* _Your goal_: Take the lines of the data below from the very first through the line containing "import * as echarts from 'echarts';" and output them exactly, pictures excluded.
====
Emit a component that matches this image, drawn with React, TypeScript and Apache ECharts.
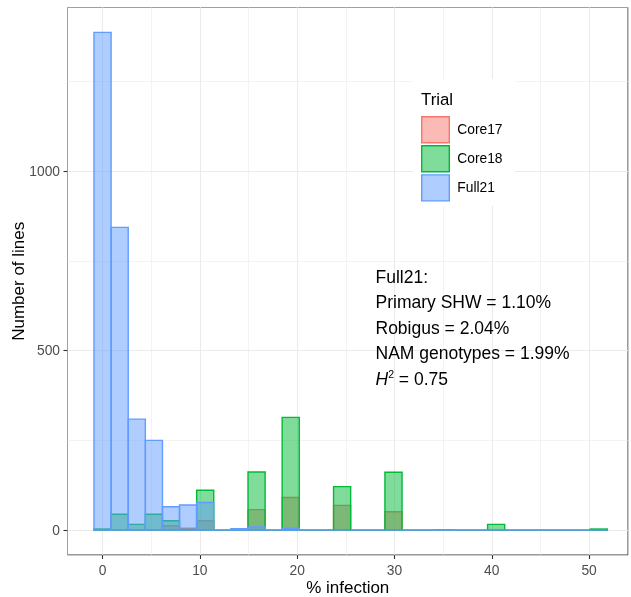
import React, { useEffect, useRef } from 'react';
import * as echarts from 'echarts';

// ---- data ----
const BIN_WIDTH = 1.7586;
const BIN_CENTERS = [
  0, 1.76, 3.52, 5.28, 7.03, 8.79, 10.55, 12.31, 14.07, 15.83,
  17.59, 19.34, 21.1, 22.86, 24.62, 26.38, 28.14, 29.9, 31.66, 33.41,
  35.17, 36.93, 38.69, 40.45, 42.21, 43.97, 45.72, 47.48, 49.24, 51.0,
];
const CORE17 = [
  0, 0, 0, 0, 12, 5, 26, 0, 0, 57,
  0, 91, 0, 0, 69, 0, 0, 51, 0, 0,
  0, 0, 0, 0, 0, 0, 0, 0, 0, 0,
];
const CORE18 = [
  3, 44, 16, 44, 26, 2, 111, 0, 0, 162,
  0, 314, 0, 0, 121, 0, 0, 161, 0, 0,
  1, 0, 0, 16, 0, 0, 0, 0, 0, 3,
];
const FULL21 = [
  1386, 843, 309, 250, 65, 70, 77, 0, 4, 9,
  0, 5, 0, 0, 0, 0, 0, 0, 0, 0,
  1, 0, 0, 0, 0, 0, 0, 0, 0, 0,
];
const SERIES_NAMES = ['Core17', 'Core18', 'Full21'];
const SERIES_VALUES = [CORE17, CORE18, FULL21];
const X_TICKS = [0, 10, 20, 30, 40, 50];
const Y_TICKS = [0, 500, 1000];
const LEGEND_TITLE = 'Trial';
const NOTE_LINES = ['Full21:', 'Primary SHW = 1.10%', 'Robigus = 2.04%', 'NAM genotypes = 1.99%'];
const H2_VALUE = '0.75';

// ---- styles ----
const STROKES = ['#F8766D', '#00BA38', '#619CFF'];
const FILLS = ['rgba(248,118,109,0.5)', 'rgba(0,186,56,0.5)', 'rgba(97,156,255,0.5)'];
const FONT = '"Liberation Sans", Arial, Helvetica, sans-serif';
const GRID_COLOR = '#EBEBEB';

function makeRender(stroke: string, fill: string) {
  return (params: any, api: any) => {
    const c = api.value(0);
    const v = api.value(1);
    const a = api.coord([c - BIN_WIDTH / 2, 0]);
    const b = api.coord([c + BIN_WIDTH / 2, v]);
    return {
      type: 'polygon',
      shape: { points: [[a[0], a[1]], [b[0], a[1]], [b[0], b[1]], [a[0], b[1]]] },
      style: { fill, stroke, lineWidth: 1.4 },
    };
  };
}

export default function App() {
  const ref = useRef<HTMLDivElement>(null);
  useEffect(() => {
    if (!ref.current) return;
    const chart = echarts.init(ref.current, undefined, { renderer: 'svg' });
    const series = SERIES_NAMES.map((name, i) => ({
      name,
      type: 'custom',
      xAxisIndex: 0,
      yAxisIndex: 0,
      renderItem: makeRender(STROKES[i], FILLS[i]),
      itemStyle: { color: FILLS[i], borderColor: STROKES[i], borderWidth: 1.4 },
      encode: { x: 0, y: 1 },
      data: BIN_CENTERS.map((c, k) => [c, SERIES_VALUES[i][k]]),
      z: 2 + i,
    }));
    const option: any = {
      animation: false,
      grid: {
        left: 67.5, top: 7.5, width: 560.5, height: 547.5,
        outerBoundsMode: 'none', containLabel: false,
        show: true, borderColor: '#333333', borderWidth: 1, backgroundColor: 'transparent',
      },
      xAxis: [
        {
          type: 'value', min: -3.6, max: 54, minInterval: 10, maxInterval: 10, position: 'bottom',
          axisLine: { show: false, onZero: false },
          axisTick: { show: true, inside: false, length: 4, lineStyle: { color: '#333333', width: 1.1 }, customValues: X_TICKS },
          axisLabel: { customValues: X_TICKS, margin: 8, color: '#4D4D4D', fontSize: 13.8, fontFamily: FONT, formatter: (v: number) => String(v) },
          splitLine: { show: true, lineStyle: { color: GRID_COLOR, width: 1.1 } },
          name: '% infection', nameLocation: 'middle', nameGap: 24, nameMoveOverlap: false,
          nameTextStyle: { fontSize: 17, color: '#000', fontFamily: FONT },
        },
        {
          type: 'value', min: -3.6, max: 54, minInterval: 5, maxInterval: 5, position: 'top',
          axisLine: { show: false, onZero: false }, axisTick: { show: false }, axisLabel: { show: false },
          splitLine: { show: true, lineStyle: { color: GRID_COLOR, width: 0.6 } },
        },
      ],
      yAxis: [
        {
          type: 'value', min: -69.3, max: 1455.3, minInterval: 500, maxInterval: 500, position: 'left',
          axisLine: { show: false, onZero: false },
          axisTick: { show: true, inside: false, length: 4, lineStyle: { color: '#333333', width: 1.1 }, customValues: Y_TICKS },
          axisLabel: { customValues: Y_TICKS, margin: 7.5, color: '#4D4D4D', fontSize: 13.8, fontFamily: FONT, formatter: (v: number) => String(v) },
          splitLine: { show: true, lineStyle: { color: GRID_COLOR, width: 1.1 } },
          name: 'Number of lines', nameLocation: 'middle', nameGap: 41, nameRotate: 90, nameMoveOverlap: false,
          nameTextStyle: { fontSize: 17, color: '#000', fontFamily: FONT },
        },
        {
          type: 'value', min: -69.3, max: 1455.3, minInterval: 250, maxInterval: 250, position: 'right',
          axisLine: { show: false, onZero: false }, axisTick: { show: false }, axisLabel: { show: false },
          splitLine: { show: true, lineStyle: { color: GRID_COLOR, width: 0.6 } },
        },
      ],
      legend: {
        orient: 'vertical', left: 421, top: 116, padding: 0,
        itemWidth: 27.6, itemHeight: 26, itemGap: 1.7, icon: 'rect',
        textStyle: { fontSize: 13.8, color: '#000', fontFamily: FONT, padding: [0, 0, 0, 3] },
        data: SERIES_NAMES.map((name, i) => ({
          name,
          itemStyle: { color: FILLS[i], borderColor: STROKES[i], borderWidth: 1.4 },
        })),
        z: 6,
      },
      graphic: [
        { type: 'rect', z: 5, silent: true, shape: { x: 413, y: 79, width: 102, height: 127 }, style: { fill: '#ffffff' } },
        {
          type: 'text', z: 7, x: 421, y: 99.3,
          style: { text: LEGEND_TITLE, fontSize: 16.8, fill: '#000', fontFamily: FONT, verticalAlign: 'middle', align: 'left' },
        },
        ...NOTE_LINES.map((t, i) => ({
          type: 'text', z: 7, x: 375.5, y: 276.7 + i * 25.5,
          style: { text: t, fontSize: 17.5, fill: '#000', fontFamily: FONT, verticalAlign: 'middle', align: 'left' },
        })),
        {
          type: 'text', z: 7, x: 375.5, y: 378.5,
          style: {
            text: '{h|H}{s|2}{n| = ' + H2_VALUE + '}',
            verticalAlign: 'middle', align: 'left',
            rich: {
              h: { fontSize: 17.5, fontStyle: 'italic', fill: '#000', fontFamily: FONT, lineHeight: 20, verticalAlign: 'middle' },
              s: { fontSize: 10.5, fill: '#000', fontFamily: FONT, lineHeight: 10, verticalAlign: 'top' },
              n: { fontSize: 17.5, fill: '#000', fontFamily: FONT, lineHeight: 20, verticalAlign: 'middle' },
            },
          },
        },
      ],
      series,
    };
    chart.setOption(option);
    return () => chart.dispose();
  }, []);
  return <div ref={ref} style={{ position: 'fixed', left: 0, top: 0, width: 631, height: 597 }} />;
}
====
* _Solution_:
Emit a component that matches this image, drawn with React, TypeScript and Apache ECharts.
import React, { useEffect, useRef } from 'react';
import * as echarts from 'echarts';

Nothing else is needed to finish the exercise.